-------- Information provided
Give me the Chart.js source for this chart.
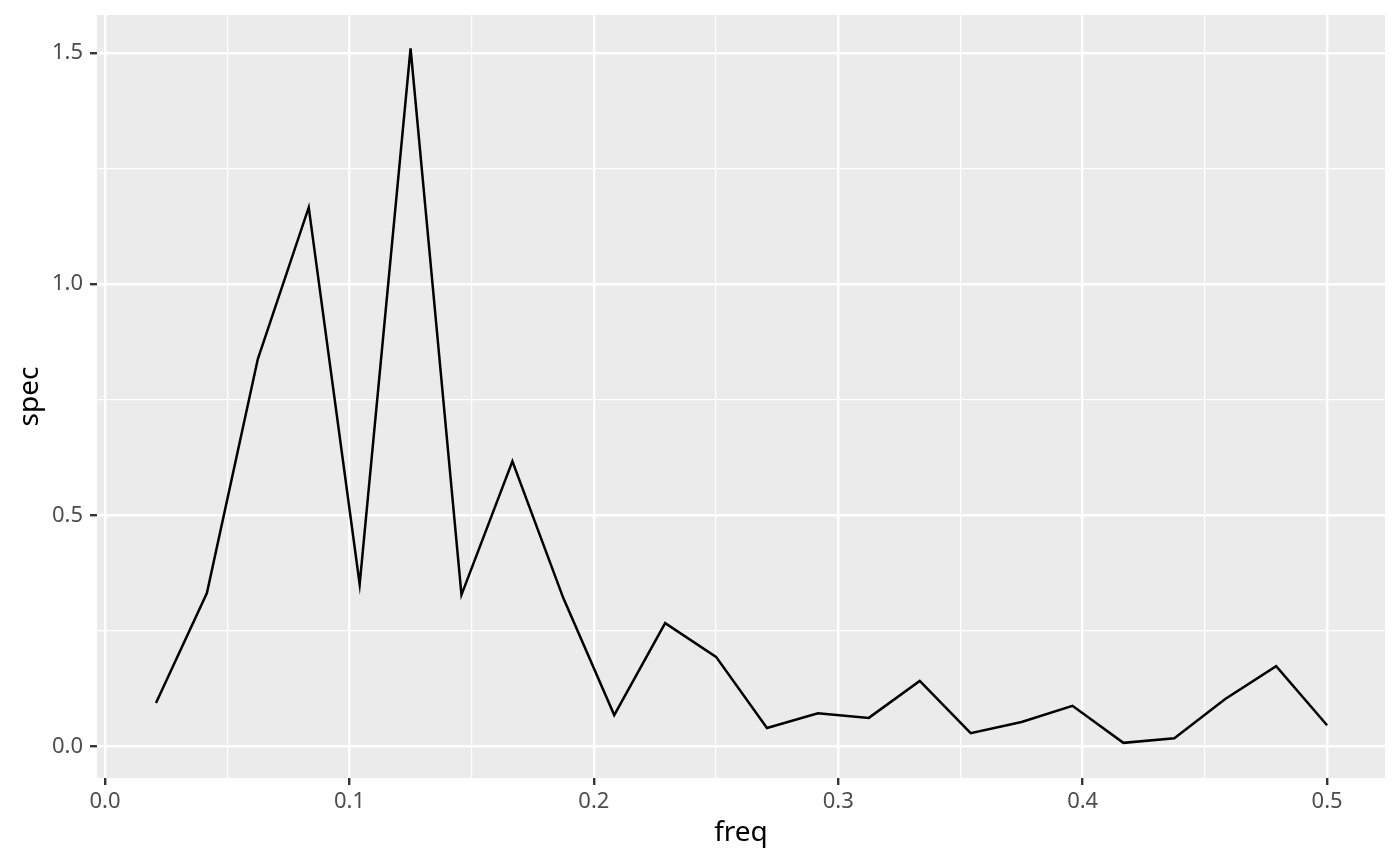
<!DOCTYPE html>
<html>
<head>
<meta charset="utf-8">
<script src="https://cdn.jsdelivr.net/npm/chart.js@4/dist/chart.umd.min.js"></script>
<style>
  html, body { margin: 0; padding: 0; background: #fff; }
  #wrap { width: 1400px; height: 866px; }
</style>
</head>
<body>
<div id="wrap"><canvas id="specChart" width="1400" height="866"></canvas></div>
<script>
// spectrum values
const freq = [0.02083, 0.04167, 0.0625, 0.08333, 0.10417, 0.125, 0.14583, 0.16667,
  0.1875, 0.20833, 0.22917, 0.25, 0.27083, 0.29167, 0.3125, 0.33333,
  0.35417, 0.375, 0.39583, 0.41667, 0.4375, 0.45833, 0.47917, 0.5];
const spec = [0.094, 0.332, 0.838, 1.166, 0.351, 1.510, 0.328, 0.617,
  0.321, 0.068, 0.267, 0.194, 0.040, 0.072, 0.062, 0.142,
  0.029, 0.053, 0.088, 0.008, 0.018, 0.103, 0.174, 0.046];

// gridline positions (major ones get a label)
const xGrid = [0, 0.05, 0.1, 0.15, 0.2, 0.25, 0.3, 0.35, 0.4, 0.45, 0.5];
const xMajor = [0, 0.1, 0.2, 0.3, 0.4, 0.5];
const yGrid = [0, 0.25, 0.5, 0.75, 1.0, 1.25, 1.5];
const yMajor = [0, 0.5, 1.0, 1.5];

const isMajor = (list, v) => list.some(m => Math.abs(m - v) < 1e-9);

const panelBg = {
  id: "panelBg",
  beforeDraw(chart) {
    const { ctx, chartArea: a } = chart;
    ctx.save();
    ctx.fillStyle = "#EBEBEB";
    ctx.fillRect(a.left, a.top, a.right - a.left, a.bottom - a.top);
    ctx.restore();
  },
};

function axisOpts(grid, major, min, max, title, pad) {
  return {
    type: "linear",
    min: min,
    max: max,
    afterBuildTicks(scale) {
      scale.ticks = grid.map(v => ({ value: v }));
    },
    border: { display: false },
    grid: {
      color: "#FFFFFF",
      lineWidth: c => (isMajor(major, c.tick.value) ? 2.4 : 1.2),
      drawTicks: true,
      tickLength: 7,
      tickWidth: 2.4,
      tickColor: c => (isMajor(major, c.tick.value) ? "#333333" : "rgba(0,0,0,0)"),
    },
    ticks: {
      autoSkip: false,
      maxRotation: 0,
      padding: 4,
      color: "#4D4D4D",
      font: { family: "Noto Sans", size: 22 },
      callback: v => (isMajor(major, v) ? v.toFixed(1) : ""),
    },
    title: {
      display: true,
      text: title,
      color: "#000000",
      font: { family: "Noto Sans", size: 28 },
      padding: pad,
    },
  };
}

const xAxis = axisOpts(xGrid, xMajor, -0.0033, 0.5237, "freq", { top: 0, bottom: 16 });
xAxis.afterFit = s => { s.height = 88; s.paddingLeft = 0; s.paddingRight = 0; };
const yAxis = axisOpts(yGrid, yMajor, -0.068, 1.582, "spec", { top: 13, bottom: 0 });
yAxis.afterFit = s => { s.width = 97; s.paddingTop = 0; s.paddingBottom = 0; };
yAxis.ticks.padding = 7;

new Chart(document.getElementById("specChart").getContext("2d"), {
  type: "line",
  data: {
    datasets: [{
      data: freq.map((f, i) => ({ x: f, y: spec[i] })),
      borderColor: "#000000",
      borderWidth: 2.5,
      pointRadius: 0,
      tension: 0,
      fill: false,
    }],
  },
  options: {
    responsive: false,
    animation: false,
    layout: { padding: { top: 15, right: 15, left: 0, bottom: 0 } },
    plugins: { legend: { display: false }, tooltip: { enabled: false } },
    scales: { x: xAxis, y: yAxis },
  },
  plugins: [panelBg],
});
</script>
</body>
</html>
----------------
Written problem –
Please take the lines from the beginning of the data above through the line holding "const yMajor = [0, 0.5, 1.0, 1.5];" and transcribe them exactly, without any pictures.

Solution –
Give me the Chart.js source for this chart.
<!DOCTYPE html>
<html>
<head>
<meta charset="utf-8">
<script src="https://cdn.jsdelivr.net/npm/chart.js@4/dist/chart.umd.min.js"></script>
<style>
  html, body { margin: 0; padding: 0; background: #fff; }
  #wrap { width: 1400px; height: 866px; }
</style>
</head>
<body>
<div id="wrap"><canvas id="specChart" width="1400" height="866"></canvas></div>
<script>
// spectrum values
const freq = [0.02083, 0.04167, 0.0625, 0.08333, 0.10417, 0.125, 0.14583, 0.16667,
  0.1875, 0.20833, 0.22917, 0.25, 0.27083, 0.29167, 0.3125, 0.33333,
  0.35417, 0.375, 0.39583, 0.41667, 0.4375, 0.45833, 0.47917, 0.5];
const spec = [0.094, 0.332, 0.838, 1.166, 0.351, 1.510, 0.328, 0.617,
  0.321, 0.068, 0.267, 0.194, 0.040, 0.072, 0.062, 0.142,
  0.029, 0.053, 0.088, 0.008, 0.018, 0.103, 0.174, 0.046];

// gridline positions (major ones get a label)
const xGrid = [0, 0.05, 0.1, 0.15, 0.2, 0.25, 0.3, 0.35, 0.4, 0.45, 0.5];
const xMajor = [0, 0.1, 0.2, 0.3, 0.4, 0.5];
const yGrid = [0, 0.25, 0.5, 0.75, 1.0, 1.25, 1.5];
const yMajor = [0, 0.5, 1.0, 1.5];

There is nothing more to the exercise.